Dal mito di Mina alle ragazze di “Non è la Rai”: a Popsophia protagonista il racconto del femminile
Una giornata con le donne protagoniste quella di sabato a Popsophia, dalle relatrici a Mina, icona della cultura pop e mito della canzone italiana a cui è stato dedicato lo spettacolo di Civitanova Alta.
Un philoshow inedito che ha celebrato il ventennio di popolarità e l’ascesa della “tigre di Cremona”, leggendo la sua parabola alla luce di un’Italia che stava cambiando, ma anche attraverso i testi delle sue canzoni, un dizionario dell’amore che è stato raccontato da Lucrezia Ercoli e dalla scrittrice Ilaria Gaspari.
In una piazza della Libertà gremitissima in tanti hanno cantato, assieme alla Factory, i successi di Mina. Da “Brava”, “brano autoreferenziale – ha spiegato Lucrezia Ercoli – una canzone cantata da Mina e scritta per lei, canzone manifesto del suo talento”, fino alle popolarissime “E se domani”, “Parole parole”, “Ancora", che tracciano un percorso di emancipazione femminile, di rivendicazione dei propri desideri e aspettative, anche se contrarie allo spirito del tempo. “Mina dal 1958 al 1978 è stata non solo voce, ma anche un corpo, col suo stile, con la sua gestualità riconoscibilissima, è un’icona pop che intreccia tv, rotocalchi, cinema. Ma dal 1978 Mina scompare, diventa come la ninfa Eco, pura voce senza corpo dove possono solo risuonare i nostri desideri”.
La scrittrice Ilaria Gaspari ha tracciato, a partire dai testi interpretati da Mina un lessico e una grammatica amorosa attraverso l’analisi di brani come “Città vuota”, “Insieme” o “E se domani” dove emerge quel reticolo di passioni e desideri universali che contrappone l’io ipotetico del futuro a quello lirico della realtà, di chi non si accontenta di passioni non autentiche.
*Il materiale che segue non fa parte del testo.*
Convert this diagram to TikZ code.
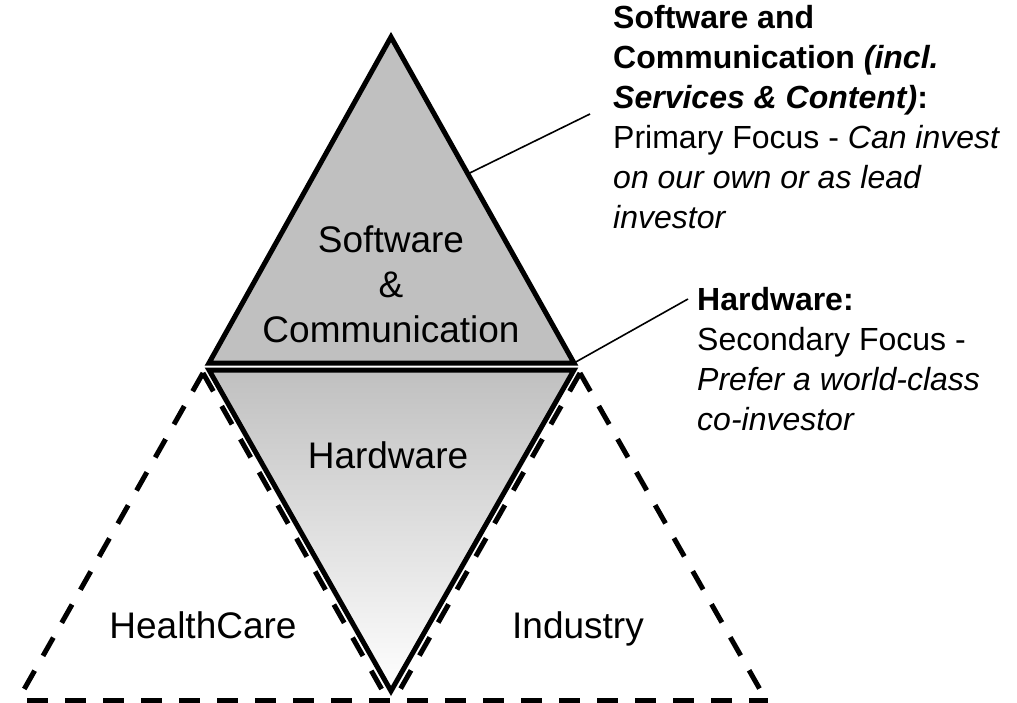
\documentclass[tikz,border=0pt]{standalone}
\usepackage{fontspec}
\setmainfont{Liberation Sans}
\usetikzlibrary{calc}
\definecolor{trigray}{HTML}{C0C0C0}
\begin{document}
\begin{tikzpicture}[x=1pt,y=-1pt,
  solidtri/.style={draw=black,line width=5pt,line join=miter},
  dashtri/.style={draw=black,line width=5pt,dash pattern=on 21pt off 17pt},
  leader/.style={draw=black,line width=1.6pt},
  biglabel/.style={font=\fontsize{37}{45}\selectfont,inner sep=0pt,align=center},
  sidetext/.style={font=\fontsize{32}{40}\selectfont,inner sep=0pt,align=left,anchor=north west}]
\useasboundingbox (0,0) rectangle (1017,703);
% vertices
\coordinate (apex) at (391,37);
\coordinate (tl) at (209,363);
\coordinate (tr) at (574,363);
\coordinate (hl) at (209,370);
\coordinate (hr) at (574,370);
\coordinate (bot) at (391,691);
% dashed side triangles
\coordinate (ltop) at (203,373);
\coordinate (lleft) at (22,693);
\coordinate (lright) at (385,695);
\coordinate (rtop) at (580,373);
\coordinate (rleft) at (397,695);
\coordinate (rright) at (762,693);
\coordinate (baseL) at (27,700);
\coordinate (baseR) at (768,700);
% hardware inverted triangle
\path[top color=trigray,bottom color=white] (hl) -- (hr) -- (bot) -- cycle;
\draw[solidtri] (hl) -- (hr) -- (bot) -- cycle;
% software triangle
\draw[solidtri,fill=trigray] (apex) -- (tr) -- (tl) -- cycle;
% dashed triangles
\draw[dashtri] (ltop) -- (lleft);
\draw[dashtri] (ltop) -- (lright);
\draw[dashtri] (rtop) -- (rright);
\draw[dashtri] (rtop) -- (rleft);
\draw[dashtri] (baseL) -- (baseR);
% labels
\node[biglabel] (swlabel) at (391,284) {Software\\\&\\Communication};
\node[biglabel] (hwlabel) at (388,455) {Hardware};
\node[biglabel,anchor=base] (hclabel) at (203,638) {HealthCare};
\node[biglabel,anchor=base] (indlabel) at (578,638) {Industry};
% side texts
\node[sidetext] (swtext) at (613,5) {\textbf{Software and}\\\textbf{Communication \textit{(incl.}}\\\textbf{\textit{Services \& Content)}:}\\Primary Focus - \textit{Can invest}\\\textit{on our own or as lead}\\\textit{investor}};
\node[sidetext] (hwtext) at (697,287) {\textbf{Hardware:}\\Secondary Focus -\\\textit{Prefer a world-class}\\\textit{co-investor}};
% leaders
\coordinate (swfrom) at ($(apex)!0.42!(tr)$);
\coordinate (swto) at (590,114);
\coordinate (hwto) at (688,299);
\draw[leader] (swfrom) -- (swto);
\draw[leader] (tr) -- (hwto);
\end{tikzpicture}
\end{document}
Il pomeriggio ha visto protagoniste in larga parte le voci femminili, capaci di raccontare la trasformazione culturale degli ultimi decenni. Eleonora Caruso ha aperto i riflettori sugli anni ’90 con “Doveva essere il nostro momento”, rievocando quella che sembra un’archeologia tecnologica anche se sono passati solo 20 anni: un’epoca che parte dai telefoni a rotella fino ai primi cellulari, dagli sms alle suonerie a pagamento, fino a Internet a 56k con le sue promesse di conoscenza e condivisione. Alice Valeria Oliveri ha invece parlato dello scheletro nell’armadio di tutte le giovani donne di oggi, cresciute negli anni ’90 a “Non è la Rai”, secondo la scrittrice e giornalista, quel modello di estetica femminile, teenager, struccata e semplice che balla in costume piccoli stacchetti musicali è oggi approdato sulle piattaforme come Tik Tok: “ecco perché secondo me Tik Tok è Non è la Rai, ma senza Boncompagni”.
A completare il quadro tematico, Guerino Nuccio Bovalino ha offerto uno sguardo critico sul rapporto tra tecnologia e identità, mettendo in luce il passaggio dall’utopia tecnologica degli anni ’90 rappresentata anche nel cinema dalla fantascienza che vedeva nel futuro il progresso (come in Terminator), ad un’altra in cui persiste la nostalgia per l’umano, primi semi di una visione contemporanea in cui affiora la paura che il progresso smaterializzi l’essenza umana.
Stasera la conclusione del festival con il pomeriggio dedicato all’ultimo decennio, quello del Duemila: a partire dalle 18 il sociologo Alfonso Amendola offrirà la sua lettura sulla Generazione Z, seguito da Davide Navarria che parlerà di un cartoon per adulti come “Rick e Morty” e in conclusione Alessandro Lolli che affronterà come è mutato il concetto di fama dagli anni ’90 ad oggi.
Gran chiusura con l’ultima grande produzione, inedita, dedicata a Bob Dylan con il giornalista musicale e critico Carlo Massarini.